I mention this joint venture not to argue that all joint ventures are bad, but to highlight the risks.

For more on the potential problems with joint ventures, check out my previous posts on this:

WFOE anyone?

Comments

I completely agree that there are China JVs that are terrible...but, as I think you are saying, we should not blame the JV structure itself. This is like saying that, because the divorce rate in the West is so high, all marriages are bad. No, marriage is not bad...BAD marriages are bad. In 20 years of doing China market entry and growth strategy work, we have seen our shares of VERY bad JVs (and participated setting up a couple of them in the very early years) and have concluded that foreign companies most often fail in two ways:

1. They see a JV as their "China strategy." A JV is NOT a strategy: it is a tool to realize your China strategy (which should be expressed as "We are going after China growth opportunities in Market X with Product Y through Distribution Channels A, B & C and defending ourselves against Competitors D, E & F"). The JV should be seen as only one option for how to realize this strategy. China is becoming more open every year to creative structures so a potential JV should be compared to many other options...and chosen ONLY when it is the best way to realize your identified strategy.

2. The second way companies fail in China JVs is to "marry their first date." Honestly, too many times have companies approach us saying "we want to do a JV with this company that we just met at a trade show". One U.S. comany we know tried to force-fit a JV with a Chinese company like this and (thankfully) gave up after trying for two years. We started over with them again, confirming and validating their China strategy (see above) and, once we determined that our strategy required a JV of some kind, then looked at over 250 different companies before settling on 4 companies to do some serious due-diligence on and then, finally, one to begin negotiations with.
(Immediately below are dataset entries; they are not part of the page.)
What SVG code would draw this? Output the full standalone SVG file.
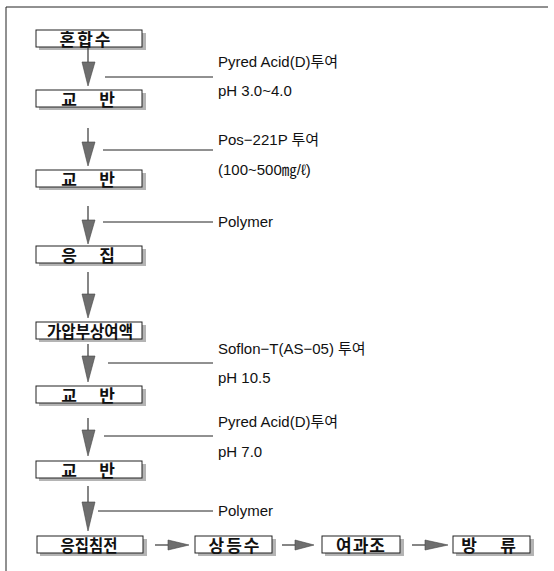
<svg xmlns="http://www.w3.org/2000/svg" width="554" height="571" viewBox="0 0 554 571">
<defs>
<style>
.box{fill:#fff;stroke:#222;stroke-width:1}
.sh{fill:#b4b4b4}
.bl{font-family:"Noto Sans CJK KR","Liberation Sans",sans-serif;font-weight:bold;font-size:17px;fill:#111;text-anchor:middle;dominant-baseline:central}
.lb{font-family:"Liberation Sans","Noto Sans CJK KR",sans-serif;font-size:15px;fill:#111}
.ln{stroke:#222;stroke-width:1;fill:none}
.sf{stroke:#444;stroke-width:1.3}
.hd{fill:#6e6e6e;stroke:#444;stroke-width:0.6}
</style>
</defs>
<rect width="554" height="571" fill="#fff"/>
<g id="frame">
<line class="ln" x1="6" y1="7" x2="548" y2="7"/>
<line class="ln" x1="6" y1="7" x2="6" y2="571"/>
</g>
<g id="n1"><rect class="sh" x="39" y="33" width="107" height="17"/><rect class="box" x="36" y="30" width="106" height="17"/><text class="bl" x="86" y="38.5" letter-spacing="2">혼합수</text></g>
<g id="n2"><rect class="sh" x="39" y="93" width="107" height="17"/><rect class="box" x="36" y="90" width="106" height="17"/><text class="bl" x="69" y="98.5">교</text><text class="bl" x="107" y="98.5">반</text></g>
<g id="n3"><rect class="sh" x="39" y="173" width="107" height="17"/><rect class="box" x="36" y="170" width="106" height="17"/><text class="bl" x="69" y="178.5">교</text><text class="bl" x="107" y="178.5">반</text></g>
<g id="n4"><rect class="sh" x="39" y="249" width="107" height="17"/><rect class="box" x="36" y="246" width="106" height="17"/><text class="bl" x="69" y="254.5">응</text><text class="bl" x="107" y="254.5">집</text></g>
<g id="n5"><rect class="sh" x="39" y="325" width="107" height="17"/><rect class="box" x="36" y="322" width="106" height="17"/><text class="bl" x="90" y="330.5" textLength="86" lengthAdjust="spacingAndGlyphs">가압부상여액</text></g>
<g id="n6"><rect class="sh" x="39" y="389" width="107" height="17"/><rect class="box" x="36" y="386" width="106" height="17"/><text class="bl" x="69" y="394.5">교</text><text class="bl" x="107" y="394.5">반</text></g>
<g id="n7"><rect class="sh" x="39" y="464" width="107" height="17"/><rect class="box" x="36" y="461" width="106" height="17"/><text class="bl" x="69" y="469.5">교</text><text class="bl" x="107" y="469.5">반</text></g>
<g id="n8"><rect class="sh" x="40" y="539" width="107" height="17"/><rect class="box" x="37" y="536" width="106" height="17"/><text class="bl" x="89" y="544.5" textLength="57" lengthAdjust="spacingAndGlyphs">응집침전</text></g>
<g id="n9"><rect class="sh" x="198" y="539" width="78" height="17"/><rect class="box" x="195" y="536" width="77" height="17"/><text class="bl" x="235" y="544.5" letter-spacing="2">상등수</text></g>
<g id="n10"><rect class="sh" x="325" y="539" width="79" height="17"/><rect class="box" x="322" y="536" width="78" height="17"/><text class="bl" x="361" y="544.5" letter-spacing="1">여과조</text></g>
<g id="n11"><rect class="sh" x="456" y="539" width="78" height="17"/><rect class="box" x="453" y="536" width="77" height="17"/><text class="bl" x="469" y="544.5">방</text><text class="bl" x="508" y="544.5">류</text></g>
<g id="connectors">
<line class="sf" x1="88" y1="48" x2="88" y2="64"/><polygon class="hd" points="82,62 95,62 88,86"/>
<line class="sf" x1="88" y1="128" x2="88" y2="144"/><polygon class="hd" points="82,142 95,142 88,166"/>
<line class="sf" x1="88" y1="206" x2="88" y2="222"/><polygon class="hd" points="82,220 95,220 88,244"/>
<line class="sf" x1="88" y1="272" x2="88" y2="296"/><polygon class="hd" points="82,294 95,294 88,318"/>
<line class="sf" x1="88" y1="344" x2="88" y2="358"/><polygon class="hd" points="82,356 95,356 88,382"/>
<line class="sf" x1="88" y1="418" x2="88" y2="432"/><polygon class="hd" points="82,430 95,430 88,456"/>
<line class="sf" x1="88" y1="486" x2="88" y2="504"/><polygon class="hd" points="82,502 95,502 88,531"/>
<line class="sf" x1="155" y1="545" x2="172" y2="545"/><polygon class="hd" points="168,540 168,550 189,545"/>
<line class="sf" x1="282" y1="545" x2="298" y2="545"/><polygon class="hd" points="295,540 295,550 314,545"/>
<line class="sf" x1="412" y1="545" x2="428" y2="545"/><polygon class="hd" points="425,540 425,550 448,545"/>
<line class="ln" x1="105" y1="77" x2="213" y2="77"/>
<line class="ln" x1="103" y1="150" x2="213" y2="150"/>
<line class="ln" x1="103" y1="222" x2="213" y2="222"/>
<line class="ln" x1="108" y1="363" x2="213" y2="363"/>
<line class="ln" x1="104" y1="436" x2="213" y2="436"/>
<line class="ln" x1="98" y1="511" x2="213" y2="511"/>
</g>
<g id="labels">
<text class="lb" x="218" y="67">Pyred Acid(D)투여</text>
<text class="lb" x="218" y="96">pH 3.0~4.0</text>
<text class="lb" x="218" y="145">Pos−221P 투여</text>
<text class="lb" x="218" y="175">(100~500㎎/ℓ)</text>
<text class="lb" x="218" y="227">Polymer</text>
<text class="lb" x="218" y="354">Soflon−T(AS−05) 투여</text>
<text class="lb" x="218" y="383">pH 10.5</text>
<text class="lb" x="218" y="427">Pyred Acid(D)투여</text>
<text class="lb" x="218" y="457">pH 7.0</text>
<text class="lb" x="218" y="516">Polymer</text>
</g>
</svg>
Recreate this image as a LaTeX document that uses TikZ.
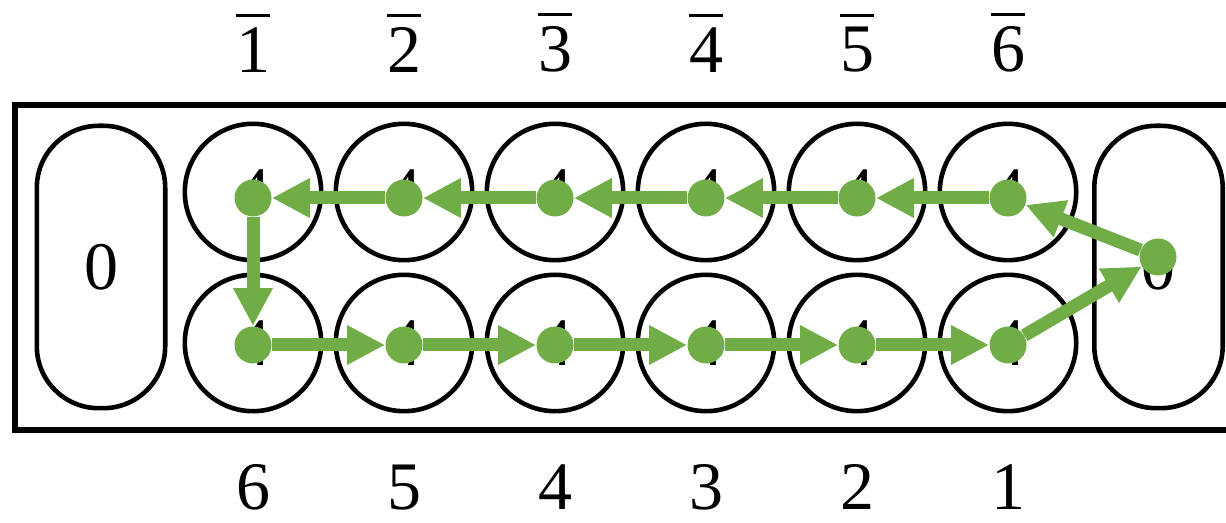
\documentclass[tikz,border=0pt]{standalone}
\usepackage{fontspec}
\setmainfont{Liberation Serif}
\usepackage{xcolor}
\usepackage{tikz}
\usetikzlibrary{arrows.meta,positioning}
\definecolor{leaf}{HTML}{70AD47}
\newcommand{\barnum}[1]{\vbox{\hrule height 1.7pt \kern 5pt \hbox{#1}}}

\begin{document}
\begin{tikzpicture}[
  x=0.5pt,y=-0.5pt,
  node distance=5pt,
  pit/.style={circle,draw,line width=2.3pt,minimum size=68.2pt,inner sep=0pt,font=\rmfamily\fontsize{34}{40}\selectfont},
  store/.style={draw,line width=2.3pt,rounded corners=31pt,minimum width=64.2pt,minimum height=141.2pt,inner sep=0pt,font=\rmfamily\fontsize{34}{40}\selectfont},
  seed/.style={circle,fill=leaf,minimum size=18.5pt,inner sep=0pt},
  lbl/.style={inner sep=0pt,font=\rmfamily\fontsize{34}{40}\selectfont},
  move/.style={-{Triangle[length=19pt,width=18.5pt]},line width=6.5pt,draw=leaf}
]
\path[use as bounding box,clip] (0,0) rectangle (1226,523);
\draw[line width=2.8pt] (15,105) rectangle (1240,430);
% pits, upper and lower row
\node[pit] (pa1) at (253,192) {4};
\node[pit,right=of pa1] (pa2) {4};
\node[pit,right=of pa2] (pa3) {4};
\node[pit,right=of pa3] (pa4) {4};
\node[pit,right=of pa4] (pa5) {4};
\node[pit,right=of pa5] (pa6) {4};
\node[pit,below=of pa1] (pb1) {4};
\node[pit,right=of pb1] (pb2) {4};
\node[pit,right=of pb2] (pb3) {4};
\node[pit,right=of pb3] (pb4) {4};
\node[pit,right=of pb4] (pb5) {4};
\node[pit,right=of pb5] (pb6) {4};
% stores
\node[store] (sl) at (101,267) {0};
\node[store] (sr) at (1158.5,267) {0};
% labels
\node[lbl,above=24.5pt of pa1] (la1) {\barnum{1}};
\node[lbl,above=24.5pt of pa2] (la2) {\barnum{2}};
\node[lbl,above=24.5pt of pa3] (la3) {\barnum{3}};
\node[lbl,above=24.5pt of pa4] (la4) {\barnum{4}};
\node[lbl,above=24.5pt of pa5] (la5) {\barnum{5}};
\node[lbl,above=24.5pt of pa6] (la6) {\barnum{6}};
\node[lbl,below=25.5pt of pb1] (lb1) {6};
\node[lbl,below=25.5pt of pb2] (lb2) {5};
\node[lbl,below=25.5pt of pb3] (lb3) {4};
\node[lbl,below=25.5pt of pb4] (lb4) {3};
\node[lbl,below=25.5pt of pb5] (lb5) {2};
\node[lbl,below=25.5pt of pb6] (lb6) {1};
% seeds
\node[seed] (sa1) at ([yshift=-3pt]pa1) {};
\node[seed] (sa2) at ([yshift=-3pt]pa2) {};
\node[seed] (sa3) at ([yshift=-3pt]pa3) {};
\node[seed] (sa4) at ([yshift=-3pt]pa4) {};
\node[seed] (sa5) at ([yshift=-3pt]pa5) {};
\node[seed] (sa6) at ([yshift=-3pt]pa6) {};
\node[seed] (sb1) at ([yshift=-1pt]pb1) {};
\node[seed] (sb2) at ([yshift=-1pt]pb2) {};
\node[seed] (sb3) at ([yshift=-1pt]pb3) {};
\node[seed] (sb4) at ([yshift=-1pt]pb4) {};
\node[seed] (sb5) at ([yshift=-1pt]pb5) {};
\node[seed] (sb6) at ([yshift=-1pt]pb6) {};
\node[seed] (sx) at ([xshift=-0.25pt,yshift=5pt]sr) {};
% sowing path
\draw[move] (sx)--(sa6);
\draw[move] (sa6)--(sa5);
\draw[move] (sa5)--(sa4);
\draw[move] (sa4)--(sa3);
\draw[move] (sa3)--(sa2);
\draw[move] (sa2)--(sa1);
\draw[move] (sa1)--(sb1);
\draw[move] (sb1)--(sb2);
\draw[move] (sb2)--(sb3);
\draw[move] (sb3)--(sb4);
\draw[move] (sb4)--(sb5);
\draw[move] (sb5)--(sb6);
\draw[move] (sb6)--(sx);
\end{tikzpicture}
\end{document}
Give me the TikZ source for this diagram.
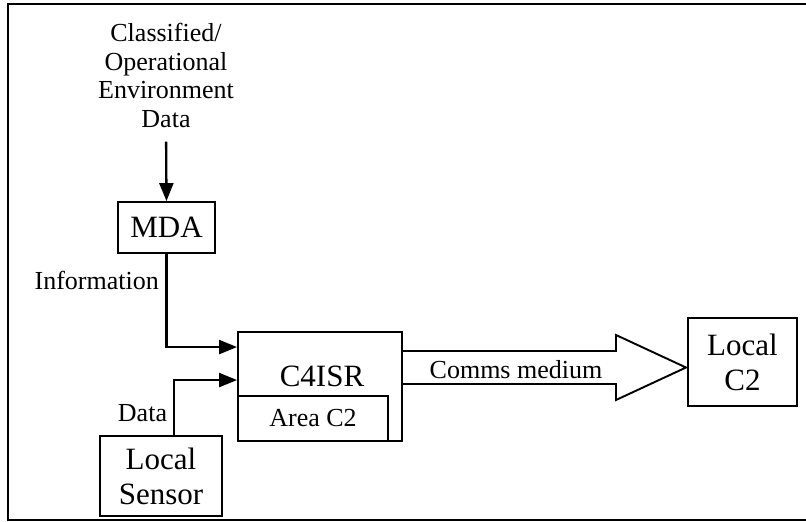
\documentclass[tikz,border=0pt]{standalone}
\usepackage{fontspec}
\setmainfont{Liberation Serif}
\usetikzlibrary{arrows.meta,calc}
\begin{document}
\begin{tikzpicture}[x=1pt,y=-1pt,
  bigfont/.style={font=\fontsize{31}{35}\selectfont},
  smallfont/.style={font=\fontsize{26}{28.5}\selectfont},
  box/.style={draw,line width=1.9pt,inner sep=0pt,align=center,bigfont},
  small/.style={inner sep=0pt,align=center,smallfont},
  arr/.style={line width=2.3pt,-{Triangle[length=18pt,width=14pt]}},
  blockarrow/.style={draw,line width=1.9pt,fill=white,line join=miter}]
\useasboundingbox (0,0) rectangle (806,522);
\draw[line width=2.2pt] (8,4) rectangle (814,520);

\node[small] (src) at (166,75.5) {Classified/\\Operational\\Environment\\Data};
\node[box,minimum width=97pt,minimum height=51pt] (mda) at (166.5,227.5) {MDA};
\node[box,minimum width=164pt,minimum height=109pt] (c4) at (320,386.5) {};
\node[bigfont,inner sep=0pt] (c4t) at (322,376) {C4ISR};
\node[box,smallfont,minimum width=150pt,minimum height=45pt,fill=white] (area) at (313,418.5) {Area C2};
\node[box,minimum width=109pt,minimum height=88pt] (lc2) at (742.5,362) {Local\\C2};
\node[box,minimum width=122pt,minimum height=80pt] (sensor) at (161,476) {Local\\Sensor};

\node[small,anchor=east] (info) at (159,280) {Information};
\node[small] (data) at (142.5,413) {Data};

\draw[arr,shorten <=14pt] (src.south) -- (mda.north);
\draw[arr] (mda.south) |- ([yshift=-16pt]c4.north west);
\draw[arr] ([xshift=13pt]sensor.north) |- ([yshift=-49pt]c4.north west);

\draw[blockarrow] (402,351) -- (616,351) -- (616,335) -- (686,367.5) -- (616,400) -- (616,384) -- (402,384) -- cycle;
\node[small] (comms) at (516,370) {Comms medium};
\end{tikzpicture}
\end{document}
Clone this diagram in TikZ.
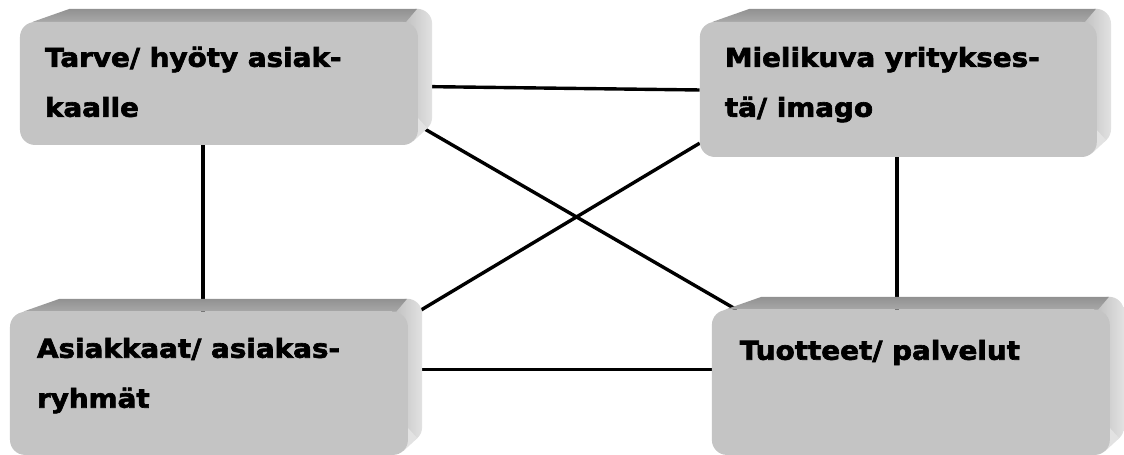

By this time they were confident that a JV structure was for them, they knew EXACTLY what it needed to look like in order to work, and they had (as much as can be expected) confidence that they had found the right partner.

I worked for a US-Japanese JV for a couple of years in Tokyo. Based on that experience alone, I would rank US-foreign JVs -- even with partners in the G7 countries -- at the bottom of my choices for corporate structure.

I know some JVs work very well -- even some in China -- but those are the exception to the rule. I might even rank "doing nothing" above forming a JV.

Some people, apparently including your potential client, become so enamored with the location that they check their brains at the door. I think JVs can be made to work, but people whose initial introduction to China includes a fascination with China's language and history need to take a step back. Clever Chinese can spot those kinds of "lao pengyou" from miles away and will happily relieve them of every penny they invest. That's "Economic Darwinism" at work.

Mr. Kedl --

Thanks for checking in. You are 100% correct and you have expressed it so well, I am going to take your comment and turn it into a post.

GE Anderson --

Thanks for checking in. I concur. The problem isn't so much China and it really isn't even so much the joint venture itself, it is substituting joint venture for common sense; it's leaving one's brain on the plane.